New Years?

Only the faran­jis (for­eign­ers) in Addis Ababa are cel­e­brat­ing the New Year now. Ethiopia’s New Year starts on Sep­tem­ber 11th. It is cur­rently the year 2002 accord­ing to this cal­en­dar, hence one local tourism company’s slo­gan: “Visit Ethiopia and feel 7 years younger.”

Time in Ethiopia offers a vari­ety of chal­lenges for faran­jis. Aside from the dif­fer­ent cal­en­dar year, there is the unique sys­tem for not­ing the time of day. Hours in the day are counted sequen­tially with day­light hours. Being so close to the equa­tor, Ethiopia sees very lit­tle vari­a­tion in day­light hours from sea­son to sea­son. 6am, when the sun is about to rise, is con­sid­ered 12 o’clock. 7am, the end of the first hour of sun­light, is 1 o’clock, and so forth through to the next 12 o’clock, or 6pm faranji time, when the sun sets. To con­vert between faranji time and Ethiopian time, just look to the oppo­site num­ber on the face of an ana­log clock. Luck­ily, most Ethiopi­ans assume I’m work­ing from faranji time when I make plans with them. I only had a few botched attempts at sched­ul­ing meet­ings due to con­fu­sion about what sys­tem of time we were using.

But this isn’t what faran­jis are com­plain­ing about when they bemoan habe­sha time.1 Habe­sha time refers to an Ethiopian style of liv­ing in the present, which comes into con­flict with the ten­dency of most Amer­i­can and Euro­pean to live in the future. Antic­i­pat­ing, pre­med­i­tat­ing, plan­ning, all deeply ingrained activ­i­ties that char­ac­ter­ize how Amer­i­cans like me get things done, do not mesh eas­ily with how most Ethiopi­ans get things done. While I assess my effec­tive­ness based on my abil­ity to carry out plans, Ethiopi­ans mea­sure their effec­tive­ness based on… well, I’m not sure exactly yet, but what­ever it is, it seems designed to foil mine! Hope­fully after another 8 months here, I’ll have a bet­ter under­stand­ing of the per­pet­ual present that my Ethiopian col­leagues live in. It’s markedly dif­fer­ent from the siesta-inflected cycli­cal time of Mexico/Central Amer­ica or the mon­u­men­tal bureau­cratic time of India.

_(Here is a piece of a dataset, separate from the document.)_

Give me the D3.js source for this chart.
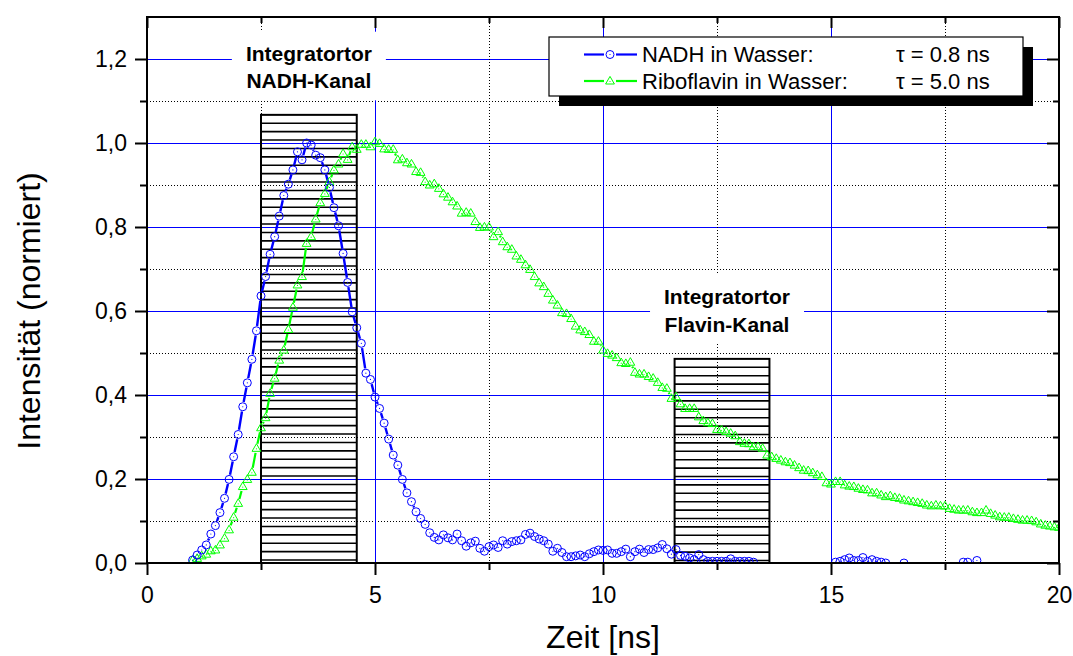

If time and mak­ing plans didn’t already sound com­pli­cated enough, here’s another twist. The Amharic lan­guage doesn’t have a future tense. The future is implied con­tex­tu­ally with cer­tain uses of the present con­tin­u­ous tense. This means that only Ethiopi­ans who are com­pletely flu­ent in Eng­lish will use the future tense when they speak in Eng­lish. In my con­ver­sa­tions with Ethiopi­ans, I often strug­gle to under­stand what has already hap­pened, what is hap­pen­ing and what will happen.

Is my new year’s res­o­lu­tion in keep­ing with Ethiopian con­cep­tions of time, or just a faranji’s attempt to main­tain san­ity in spite of it? I’m resolv­ing to enjoy procrastination.

  1. Habe­sha” is the term for peo­ple of the dom­i­nant eth­nic group, Amhara. In Addis Ababa, a pre­dom­i­nantly Amhara region, “habesah” is prac­ti­cally inter­change­able with “Ethiopian,” even if it fails to acknowl­edge the eth­nic and cul­tural diver­sity of the coun­try.